--- Start of INFORMATION SUPPLIED ---
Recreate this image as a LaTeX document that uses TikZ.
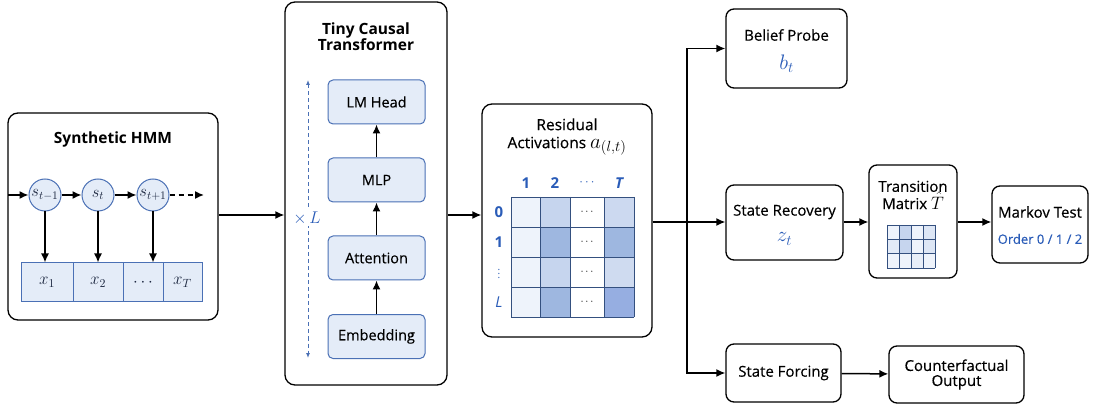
\RequirePackage{fix-cm}
\documentclass[tikz,border=0pt]{standalone}
\usepackage{fontspec}
\setmainfont{Open Sans}
\setsansfont{Open Sans}
\newfontfamily\medfont{Open Sans}[FakeBold=0.35]
\usetikzlibrary{arrows.meta}
\definecolor{bfill}{HTML}{E4ECF8}
\definecolor{bdraw}{HTML}{4A70B5}
\definecolor{mblue}{HTML}{2A5CB8}
\definecolor{navy}{HTML}{1C2740}
\definecolor{gline}{HTML}{34507F}
\definecolor{c1}{HTML}{EEF3FB}
\definecolor{c2}{HTML}{C6D5EE}
\definecolor{c3}{HTML}{9EB7E0}
\tikzset{
  bigbox/.style={draw=black, line width=1.3pt, rounded corners=10pt, fill=white},
  body/.style={font=\fontsize{15}{17}\selectfont\medfont},
  plainbox/.style={draw=black, line width=1.3pt, rounded corners=8pt, fill=white, align=center, body},
  bluebox/.style={draw=bdraw, line width=1pt, rounded corners=5pt, fill=bfill, minimum width=97pt, minimum height=44pt, font=\fontsize{14.5}{17}\selectfont\medfont},
  circ/.style={circle, draw=bdraw, line width=1pt, fill=bfill, minimum size=32pt, inner sep=0pt, text=navy, font=\fontsize{16.5}{18}\selectfont},
  cell/.style={draw=bdraw, line width=1pt, fill=bfill, minimum height=39pt, inner sep=0pt, text=navy, font=\fontsize{17}{19}\selectfont},
  arr/.style={line width=1.5pt, -{Latex[length=9pt,width=8pt]}},
  title/.style={font=\fontsize{15.5}{18}\selectfont\bfseries, align=center},
  mlab/.style={text=mblue, font=\fontsize{21}{22}\selectfont},
  lab/.style={text=mblue, inner sep=1pt, font=\fontsize{15}{17}\selectfont\bfseries},
  gcell/.style={draw=gline, line width=0.9pt},
}
\begin{document}
\begin{tikzpicture}[x=1pt, y=-1pt]
\useasboundingbox (0,0) rectangle (1093,406);

% ---------------- Synthetic HMM ----------------
\node[bigbox, minimum width=210pt, minimum height=207pt] (hmm) at (113,216.5) {};
\node[title] (hmmt) at (113,139) {Synthetic HMM};
\node[circ] (s1) at (45,195) {$s_{t-1}$};
\node[circ] (s2) at (98,195) {$s_t$};
\node[circ] (s3) at (153,195) {$s_{t+1}$};
\node[cell, minimum width=52pt] (x1) at (47,282.5) {$x_1$};
\node[cell, minimum width=50pt] (x2) at (98,282.5) {$x_2$};
\node[cell, minimum width=40pt] (x3) at (143,282.5) {$\cdots$};
\node[cell, minimum width=39pt] (x4) at (182.5,282.5) {$x_T$};
\coordinate (hin) at (8,195);
\coordinate (hout) at (204,195);
\draw[arr] (hin) -- (s1);
\draw[arr] (s1) -- (s2);
\draw[arr] (s2) -- (s3);
\draw[arr, dash pattern=on 5pt off 4pt] (s3) -- (hout);
\draw[arr] (s1) -- (s1 |- x1.north);
\draw[arr] (s2) -- (s2 |- x2.north);
\draw[arr] (s3) -- (s3 |- x3.north);

% ---------------- Transformer ----------------
\node[bigbox, minimum width=162pt, minimum height=383pt] (tf) at (366,193.5) {};
\node[title] (tft) at (366,37) {Tiny Causal\\[-2pt]Transformer};
\node[bluebox] (lm) at (376.5,102) {LM Head};
\node[bluebox] (mlp) at (376.5,180) {MLP};
\node[bluebox] (att) at (376.5,258) {Attention};
\node[bluebox] (emb) at (376.5,336.5) {Embedding};
\draw[arr] (emb) -- (att);
\draw[arr] (att) -- (mlp);
\draw[arr] (mlp) -- (lm);
\coordinate (lt) at (308,80);
\coordinate (lb) at (308,358);
\draw[bdraw, line width=1pt, dash pattern=on 4pt off 3pt, {Latex[length=5pt,width=4pt]}-{Latex[length=5pt,width=4pt]}] (lt) -- (lb);
\node[fill=white, inner sep=1pt, text=mblue, font=\fontsize{17}{18}\selectfont] (xl) at (307,218) {$\times\,L$};

\draw[arr] (hmm.east |- 0,215) -- (tf.west |- 0,215);

% ---------------- Residual ----------------
\node[bigbox, minimum width=170pt, minimum height=233pt] (res) at (567,220.5) {};
\node[font=\fontsize{15.5}{19}\selectfont\medfont, align=center] (rest) at (567,137) {Residual\\[-1pt]Activations {\fontsize{21}{20}\selectfont$a_{(l,t)}$}};
\draw[arr] (tf.east |- 0,215) -- (res.west |- 0,215);
% grid
\fill[c1] (511,197) rectangle (540,317);
\fill[c2] (540,197) rectangle (570,227);
\fill[c3] (540,227) rectangle (570,257);
\fill[c2] (540,257) rectangle (570,287);
\fill[c3] (540,287) rectangle (570,317);
\fill[white] (570,197) rectangle (604,317);
\fill[c2!90!white] (604,197) rectangle (634,227);
\fill[c3] (604,227) rectangle (634,257);
\fill[c2!85!white] (604,257) rectangle (634,287);
\fill[c3!95!blue] (604,287) rectangle (634,317);
\foreach \x in {511,540,570,604,634} \draw[gcell] (\x,197) -- (\x,317);
\foreach \y in {197,227,257,287,317} \draw[gcell] (511,\y) -- (634,\y);
\foreach \y in {212,242,272,302} \node[font=\fontsize{11}{11}\selectfont] at (587,\y) {$\cdots$};
\node[lab] at (526,183) {1};
\node[lab] at (555,183) {2};
\node[lab, font=\fontsize{15}{17}\selectfont\bfseries\itshape] at (619,183) {T};
\node[text=mblue, font=\fontsize{13}{13}\selectfont] at (587,183) {$\cdots$};
\node[lab] at (499,212) {0};
\node[lab] at (499,242) {1};
\node[text=mblue, inner sep=0pt, font=\fontsize{10}{10}\selectfont] at (499,271) {$\vdots$};
\node[lab, font=\fontsize{15}{17}\selectfont\itshape] at (499,302) {L};

% ---------------- Right side ----------------
\node[plainbox, minimum width=121pt, minimum height=79pt] (bp) at (786.5,48.5) {};
\node[body] at (786.5,35) {Belief Probe};
\node[mlab] at (786.5,64) {$b_t$};

\node[plainbox, minimum width=117pt, minimum height=75pt] (sr) at (784.5,222.5) {};
\node[body] at (784.5,212) {State Recovery};
\node[mlab] at (784.5,239) {$z_t$};

\node[plainbox, minimum width=88pt, minimum height=113pt] (tm) at (913,221.5) {};
\node[body, align=center] at (913,195) {Transition\\[-1pt]Matrix {\fontsize{18}{18}\selectfont$\hat{T}$}};
\fill[c1] (887,225) rectangle (935,268);
\fill[c2] (899,225) rectangle (911,254);
\fill[c2!60!white] (923,225) rectangle (935,254);
\fill[c2!50!white] (887,239) rectangle (899,254);
\fill[c2!40!white] (911,254) rectangle (923,268);
\foreach \x in {887,899,911,923,935} \draw[gcell] (\x,225) -- (\x,268);
\foreach \y in {225,239.3,253.7,268} \draw[gcell] (887,\y) -- (935,\y);

\node[plainbox, minimum width=96pt, minimum height=77pt] (mt) at (1040,224.5) {};
\node[body] at (1040,212) {Markov Test};
\node[font=\fontsize{13}{15}\selectfont\medfont, text=mblue] at (1040,239) {Order 0 / 1 / 2};

\node[plainbox, minimum width=115pt, minimum height=58pt] (sf) at (783.5,373) {State Forcing};
\node[plainbox, minimum width=135pt, minimum height=57pt] (co) at (956.5,374.5) {Counterfactual\\[-2pt]Output};

\coordinate (jn) at (687,222);
\draw[arr] (res.east |- jn) -- (sr.west |- jn);
\draw[arr] (jn) |- (bp.west);
\draw[arr] (jn) |- (sf.west);
\draw[arr] (sr.east |- jn) -- (tm.west |- jn);
\draw[arr] (tm.east |- jn) -- (mt.west |- jn);
\draw[arr] (sf) -- (co);
\end{tikzpicture}
\end{document}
--- End of INFORMATION SUPPLIED ---
- SHORT TASK: Return the material line for line, from its beginning to the line that contains "(0,0) rectangle (1093,406);", with the pictures left out.

- OUTPUT OF THE TASK:
Recreate this image as a LaTeX document that uses TikZ.
\RequirePackage{fix-cm}
\documentclass[tikz,border=0pt]{standalone}
\usepackage{fontspec}
\setmainfont{Open Sans}
\setsansfont{Open Sans}
\newfontfamily\medfont{Open Sans}[FakeBold=0.35]
\usetikzlibrary{arrows.meta}
\definecolor{bfill}{HTML}{E4ECF8}
\definecolor{bdraw}{HTML}{4A70B5}
\definecolor{mblue}{HTML}{2A5CB8}
\definecolor{navy}{HTML}{1C2740}
\definecolor{gline}{HTML}{34507F}
\definecolor{c1}{HTML}{EEF3FB}
\definecolor{c2}{HTML}{C6D5EE}
\definecolor{c3}{HTML}{9EB7E0}
\tikzset{
  bigbox/.style={draw=black, line width=1.3pt, rounded corners=10pt, fill=white},
  body/.style={font=\fontsize{15}{17}\selectfont\medfont},
  plainbox/.style={draw=black, line width=1.3pt, rounded corners=8pt, fill=white, align=center, body},
  bluebox/.style={draw=bdraw, line width=1pt, rounded corners=5pt, fill=bfill, minimum width=97pt, minimum height=44pt, font=\fontsize{14.5}{17}\selectfont\medfont},
  circ/.style={circle, draw=bdraw, line width=1pt, fill=bfill, minimum size=32pt, inner sep=0pt, text=navy, font=\fontsize{16.5}{18}\selectfont},
  cell/.style={draw=bdraw, line width=1pt, fill=bfill, minimum height=39pt, inner sep=0pt, text=navy, font=\fontsize{17}{19}\selectfont},
  arr/.style={line width=1.5pt, -{Latex[length=9pt,width=8pt]}},
  title/.style={font=\fontsize{15.5}{18}\selectfont\bfseries, align=center},
  mlab/.style={text=mblue, font=\fontsize{21}{22}\selectfont},
  lab/.style={text=mblue, inner sep=1pt, font=\fontsize{15}{17}\selectfont\bfseries},
  gcell/.style={draw=gline, line width=0.9pt},
}
\begin{document}
\begin{tikzpicture}[x=1pt, y=-1pt]
\useasboundingbox (0,0) rectangle (1093,406);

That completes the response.